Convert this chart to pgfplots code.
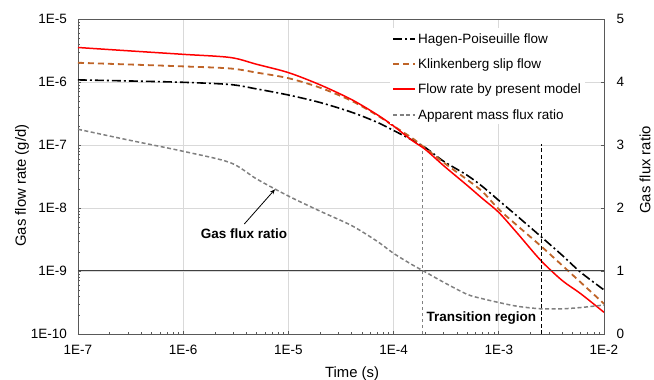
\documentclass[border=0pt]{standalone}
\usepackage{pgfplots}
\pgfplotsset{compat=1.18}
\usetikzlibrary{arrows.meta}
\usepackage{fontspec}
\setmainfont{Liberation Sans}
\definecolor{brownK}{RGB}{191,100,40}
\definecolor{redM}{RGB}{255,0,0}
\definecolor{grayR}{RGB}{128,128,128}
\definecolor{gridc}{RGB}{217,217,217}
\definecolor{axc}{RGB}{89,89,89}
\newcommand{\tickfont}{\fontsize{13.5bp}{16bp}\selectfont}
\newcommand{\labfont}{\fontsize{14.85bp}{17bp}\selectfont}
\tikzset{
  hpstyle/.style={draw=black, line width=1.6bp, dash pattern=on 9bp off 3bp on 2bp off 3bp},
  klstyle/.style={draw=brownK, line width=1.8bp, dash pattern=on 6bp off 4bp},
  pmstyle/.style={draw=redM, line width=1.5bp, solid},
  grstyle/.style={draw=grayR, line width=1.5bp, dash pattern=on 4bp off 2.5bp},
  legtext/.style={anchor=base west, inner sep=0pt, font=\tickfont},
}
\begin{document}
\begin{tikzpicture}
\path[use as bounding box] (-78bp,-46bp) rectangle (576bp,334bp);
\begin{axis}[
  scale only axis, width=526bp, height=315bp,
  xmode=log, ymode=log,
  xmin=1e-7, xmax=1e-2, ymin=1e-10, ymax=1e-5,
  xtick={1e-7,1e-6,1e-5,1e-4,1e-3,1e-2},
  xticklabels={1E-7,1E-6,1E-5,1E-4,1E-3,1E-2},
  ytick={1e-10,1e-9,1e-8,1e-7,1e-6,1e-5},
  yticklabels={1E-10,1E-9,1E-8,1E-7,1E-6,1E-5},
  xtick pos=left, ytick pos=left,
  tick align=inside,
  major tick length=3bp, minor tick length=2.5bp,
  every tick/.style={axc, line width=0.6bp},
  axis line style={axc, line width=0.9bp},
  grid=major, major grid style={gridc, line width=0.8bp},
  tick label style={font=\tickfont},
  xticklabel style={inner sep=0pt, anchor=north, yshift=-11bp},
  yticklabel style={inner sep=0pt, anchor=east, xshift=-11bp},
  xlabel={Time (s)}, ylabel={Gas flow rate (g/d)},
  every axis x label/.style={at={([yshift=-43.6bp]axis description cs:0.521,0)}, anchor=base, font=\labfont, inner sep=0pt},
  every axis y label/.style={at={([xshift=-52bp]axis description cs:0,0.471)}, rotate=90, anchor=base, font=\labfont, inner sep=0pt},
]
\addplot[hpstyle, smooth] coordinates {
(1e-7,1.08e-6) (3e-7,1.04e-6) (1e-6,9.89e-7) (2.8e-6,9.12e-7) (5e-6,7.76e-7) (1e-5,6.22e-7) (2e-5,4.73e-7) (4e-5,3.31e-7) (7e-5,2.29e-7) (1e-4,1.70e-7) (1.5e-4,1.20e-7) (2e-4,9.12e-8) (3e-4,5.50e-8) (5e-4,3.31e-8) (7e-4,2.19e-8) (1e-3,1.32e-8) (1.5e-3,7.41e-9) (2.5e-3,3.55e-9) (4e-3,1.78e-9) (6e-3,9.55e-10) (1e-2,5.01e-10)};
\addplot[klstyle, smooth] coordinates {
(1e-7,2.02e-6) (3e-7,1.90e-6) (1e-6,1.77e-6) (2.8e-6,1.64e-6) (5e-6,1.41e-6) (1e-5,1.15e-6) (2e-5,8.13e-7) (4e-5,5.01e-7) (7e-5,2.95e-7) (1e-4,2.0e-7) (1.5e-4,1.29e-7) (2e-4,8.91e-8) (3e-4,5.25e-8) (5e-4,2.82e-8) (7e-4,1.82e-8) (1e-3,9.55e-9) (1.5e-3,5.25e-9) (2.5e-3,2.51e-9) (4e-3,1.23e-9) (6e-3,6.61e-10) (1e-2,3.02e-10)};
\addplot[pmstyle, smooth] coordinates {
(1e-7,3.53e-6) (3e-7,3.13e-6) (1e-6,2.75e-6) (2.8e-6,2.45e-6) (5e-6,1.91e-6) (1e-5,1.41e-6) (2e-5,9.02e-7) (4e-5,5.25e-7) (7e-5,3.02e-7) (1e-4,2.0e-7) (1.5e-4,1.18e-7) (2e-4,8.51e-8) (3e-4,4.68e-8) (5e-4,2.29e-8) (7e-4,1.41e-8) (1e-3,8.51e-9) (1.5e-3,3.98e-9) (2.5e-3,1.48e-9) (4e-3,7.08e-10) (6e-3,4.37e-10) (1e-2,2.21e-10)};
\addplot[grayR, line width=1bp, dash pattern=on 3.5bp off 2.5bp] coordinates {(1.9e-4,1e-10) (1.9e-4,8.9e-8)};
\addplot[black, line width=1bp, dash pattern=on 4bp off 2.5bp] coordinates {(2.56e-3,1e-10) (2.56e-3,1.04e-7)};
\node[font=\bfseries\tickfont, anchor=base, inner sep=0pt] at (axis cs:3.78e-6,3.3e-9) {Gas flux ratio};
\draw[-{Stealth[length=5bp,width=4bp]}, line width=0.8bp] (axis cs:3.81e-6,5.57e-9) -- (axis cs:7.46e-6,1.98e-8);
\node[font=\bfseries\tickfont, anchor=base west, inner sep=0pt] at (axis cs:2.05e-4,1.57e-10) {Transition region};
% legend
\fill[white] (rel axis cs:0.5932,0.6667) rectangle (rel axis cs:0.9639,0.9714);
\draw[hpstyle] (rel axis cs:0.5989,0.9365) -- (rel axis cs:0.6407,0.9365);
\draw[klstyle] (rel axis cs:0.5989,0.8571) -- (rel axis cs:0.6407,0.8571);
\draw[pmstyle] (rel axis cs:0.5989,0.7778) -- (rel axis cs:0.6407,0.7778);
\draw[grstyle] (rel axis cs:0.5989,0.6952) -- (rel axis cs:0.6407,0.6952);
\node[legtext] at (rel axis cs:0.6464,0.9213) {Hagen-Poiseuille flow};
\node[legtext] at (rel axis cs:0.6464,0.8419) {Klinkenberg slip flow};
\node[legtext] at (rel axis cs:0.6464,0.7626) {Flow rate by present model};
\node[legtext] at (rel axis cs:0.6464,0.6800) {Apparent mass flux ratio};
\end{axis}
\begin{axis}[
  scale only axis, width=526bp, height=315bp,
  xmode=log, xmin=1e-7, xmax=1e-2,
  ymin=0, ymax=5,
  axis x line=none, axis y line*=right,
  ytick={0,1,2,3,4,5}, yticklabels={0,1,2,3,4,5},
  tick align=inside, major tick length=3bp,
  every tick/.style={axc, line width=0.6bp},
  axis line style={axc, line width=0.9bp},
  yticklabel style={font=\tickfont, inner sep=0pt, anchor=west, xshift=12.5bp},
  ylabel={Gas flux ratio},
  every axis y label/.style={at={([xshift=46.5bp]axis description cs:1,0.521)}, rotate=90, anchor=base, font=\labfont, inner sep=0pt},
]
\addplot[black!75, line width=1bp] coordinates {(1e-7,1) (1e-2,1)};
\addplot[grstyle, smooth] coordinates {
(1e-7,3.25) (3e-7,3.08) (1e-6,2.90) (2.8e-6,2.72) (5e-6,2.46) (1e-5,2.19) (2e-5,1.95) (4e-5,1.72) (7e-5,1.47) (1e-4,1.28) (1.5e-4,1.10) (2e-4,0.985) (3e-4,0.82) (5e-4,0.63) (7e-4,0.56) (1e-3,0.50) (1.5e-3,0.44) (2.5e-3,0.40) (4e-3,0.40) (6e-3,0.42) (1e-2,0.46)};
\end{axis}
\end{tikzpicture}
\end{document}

::::

:: Written request ::
Repeat the listing verbatim. Skip the pictures.

:: Response for this exercise ::
Convert this chart to pgfplots code.
\documentclass[border=0pt]{standalone}
\usepackage{pgfplots}
\pgfplotsset{compat=1.18}
\usetikzlibrary{arrows.meta}
\usepackage{fontspec}
\setmainfont{Liberation Sans}
\definecolor{brownK}{RGB}{191,100,40}
\definecolor{redM}{RGB}{255,0,0}
\definecolor{grayR}{RGB}{128,128,128}
\definecolor{gridc}{RGB}{217,217,217}
\definecolor{axc}{RGB}{89,89,89}
\newcommand{\tickfont}{\fontsize{13.5bp}{16bp}\selectfont}
\newcommand{\labfont}{\fontsize{14.85bp}{17bp}\selectfont}
\tikzset{
  hpstyle/.style={draw=black, line width=1.6bp, dash pattern=on 9bp off 3bp on 2bp off 3bp},
  klstyle/.style={draw=brownK, line width=1.8bp, dash pattern=on 6bp off 4bp},
  pmstyle/.style={draw=redM, line width=1.5bp, solid},
  grstyle/.style={draw=grayR, line width=1.5bp, dash pattern=on 4bp off 2.5bp},
  legtext/.style={anchor=base west, inner sep=0pt, font=\tickfont},
}
\begin{document}
\begin{tikzpicture}
\path[use as bounding box] (-78bp,-46bp) rectangle (576bp,334bp);
\begin{axis}[
  scale only axis, width=526bp, height=315bp,
  xmode=log, ymode=log,
  xmin=1e-7, xmax=1e-2, ymin=1e-10, ymax=1e-5,
  xtick={1e-7,1e-6,1e-5,1e-4,1e-3,1e-2},
  xticklabels={1E-7,1E-6,1E-5,1E-4,1E-3,1E-2},
  ytick={1e-10,1e-9,1e-8,1e-7,1e-6,1e-5},
  yticklabels={1E-10,1E-9,1E-8,1E-7,1E-6,1E-5},
  xtick pos=left, ytick pos=left,
  tick align=inside,
  major tick length=3bp, minor tick length=2.5bp,
  every tick/.style={axc, line width=0.6bp},
  axis line style={axc, line width=0.9bp},
  grid=major, major grid style={gridc, line width=0.8bp},
  tick label style={font=\tickfont},
  xticklabel style={inner sep=0pt, anchor=north, yshift=-11bp},
  yticklabel style={inner sep=0pt, anchor=east, xshift=-11bp},
  xlabel={Time (s)}, ylabel={Gas flow rate (g/d)},
  every axis x label/.style={at={([yshift=-43.6bp]axis description cs:0.521,0)}, anchor=base, font=\labfont, inner sep=0pt},
  every axis y label/.style={at={([xshift=-52bp]axis description cs:0,0.471)}, rotate=90, anchor=base, font=\labfont, inner sep=0pt},
]
\addplot[hpstyle, smooth] coordinates {
(1e-7,1.08e-6) (3e-7,1.04e-6) (1e-6,9.89e-7) (2.8e-6,9.12e-7) (5e-6,7.76e-7) (1e-5,6.22e-7) (2e-5,4.73e-7) (4e-5,3.31e-7) (7e-5,2.29e-7) (1e-4,1.70e-7) (1.5e-4,1.20e-7) (2e-4,9.12e-8) (3e-4,5.50e-8) (5e-4,3.31e-8) (7e-4,2.19e-8) (1e-3,1.32e-8) (1.5e-3,7.41e-9) (2.5e-3,3.55e-9) (4e-3,1.78e-9) (6e-3,9.55e-10) (1e-2,5.01e-10)};
\addplot[klstyle, smooth] coordinates {
(1e-7,2.02e-6) (3e-7,1.90e-6) (1e-6,1.77e-6) (2.8e-6,1.64e-6) (5e-6,1.41e-6) (1e-5,1.15e-6) (2e-5,8.13e-7) (4e-5,5.01e-7) (7e-5,2.95e-7) (1e-4,2.0e-7) (1.5e-4,1.29e-7) (2e-4,8.91e-8) (3e-4,5.25e-8) (5e-4,2.82e-8) (7e-4,1.82e-8) (1e-3,9.55e-9) (1.5e-3,5.25e-9) (2.5e-3,2.51e-9) (4e-3,1.23e-9) (6e-3,6.61e-10) (1e-2,3.02e-10)};
\addplot[pmstyle, smooth] coordinates {
(1e-7,3.53e-6) (3e-7,3.13e-6) (1e-6,2.75e-6) (2.8e-6,2.45e-6) (5e-6,1.91e-6) (1e-5,1.41e-6) (2e-5,9.02e-7) (4e-5,5.25e-7) (7e-5,3.02e-7) (1e-4,2.0e-7) (1.5e-4,1.18e-7) (2e-4,8.51e-8) (3e-4,4.68e-8) (5e-4,2.29e-8) (7e-4,1.41e-8) (1e-3,8.51e-9) (1.5e-3,3.98e-9) (2.5e-3,1.48e-9) (4e-3,7.08e-10) (6e-3,4.37e-10) (1e-2,2.21e-10)};
\addplot[grayR, line width=1bp, dash pattern=on 3.5bp off 2.5bp] coordinates {(1.9e-4,1e-10) (1.9e-4,8.9e-8)};
\addplot[black, line width=1bp, dash pattern=on 4bp off 2.5bp] coordinates {(2.56e-3,1e-10) (2.56e-3,1.04e-7)};
\node[font=\bfseries\tickfont, anchor=base, inner sep=0pt] at (axis cs:3.78e-6,3.3e-9) {Gas flux ratio};
\draw[-{Stealth[length=5bp,width=4bp]}, line width=0.8bp] (axis cs:3.81e-6,5.57e-9) -- (axis cs:7.46e-6,1.98e-8);
\node[font=\bfseries\tickfont, anchor=base west, inner sep=0pt] at (axis cs:2.05e-4,1.57e-10) {Transition region};
% legend
\fill[white] (rel axis cs:0.5932,0.6667) rectangle (rel axis cs:0.9639,0.9714);
\draw[hpstyle] (rel axis cs:0.5989,0.9365) -- (rel axis cs:0.6407,0.9365);
\draw[klstyle] (rel axis cs:0.5989,0.8571) -- (rel axis cs:0.6407,0.8571);
\draw[pmstyle] (rel axis cs:0.5989,0.7778) -- (rel axis cs:0.6407,0.7778);
\draw[grstyle] (rel axis cs:0.5989,0.6952) -- (rel axis cs:0.6407,0.6952);
\node[legtext] at (rel axis cs:0.6464,0.9213) {Hagen-Poiseuille flow};
\node[legtext] at (rel axis cs:0.6464,0.8419) {Klinkenberg slip flow};
\node[legtext] at (rel axis cs:0.6464,0.7626) {Flow rate by present model};
\node[legtext] at (rel axis cs:0.6464,0.6800) {Apparent mass flux ratio};
\end{axis}
\begin{axis}[
  scale only axis, width=526bp, height=315bp,
  xmode=log, xmin=1e-7, xmax=1e-2,
  ymin=0, ymax=5,
  axis x line=none, axis y line*=right,
  ytick={0,1,2,3,4,5}, yticklabels={0,1,2,3,4,5},
  tick align=inside, major tick length=3bp,
  every tick/.style={axc, line width=0.6bp},
  axis line style={axc, line width=0.9bp},
  yticklabel style={font=\tickfont, inner sep=0pt, anchor=west, xshift=12.5bp},
  ylabel={Gas flux ratio},
  every axis y label/.style={at={([xshift=46.5bp]axis description cs:1,0.521)}, rotate=90, anchor=base, font=\labfont, inner sep=0pt},
]
\addplot[black!75, line width=1bp] coordinates {(1e-7,1) (1e-2,1)};
\addplot[grstyle, smooth] coordinates {
(1e-7,3.25) (3e-7,3.08) (1e-6,2.90) (2.8e-6,2.72) (5e-6,2.46) (1e-5,2.19) (2e-5,1.95) (4e-5,1.72) (7e-5,1.47) (1e-4,1.28) (1.5e-4,1.10) (2e-4,0.985) (3e-4,0.82) (5e-4,0.63) (7e-4,0.56) (1e-3,0.50) (1.5e-3,0.44) (2.5e-3,0.40) (4e-3,0.40) (6e-3,0.42) (1e-2,0.46)};
\end{axis}
\end{tikzpicture}
\end{document}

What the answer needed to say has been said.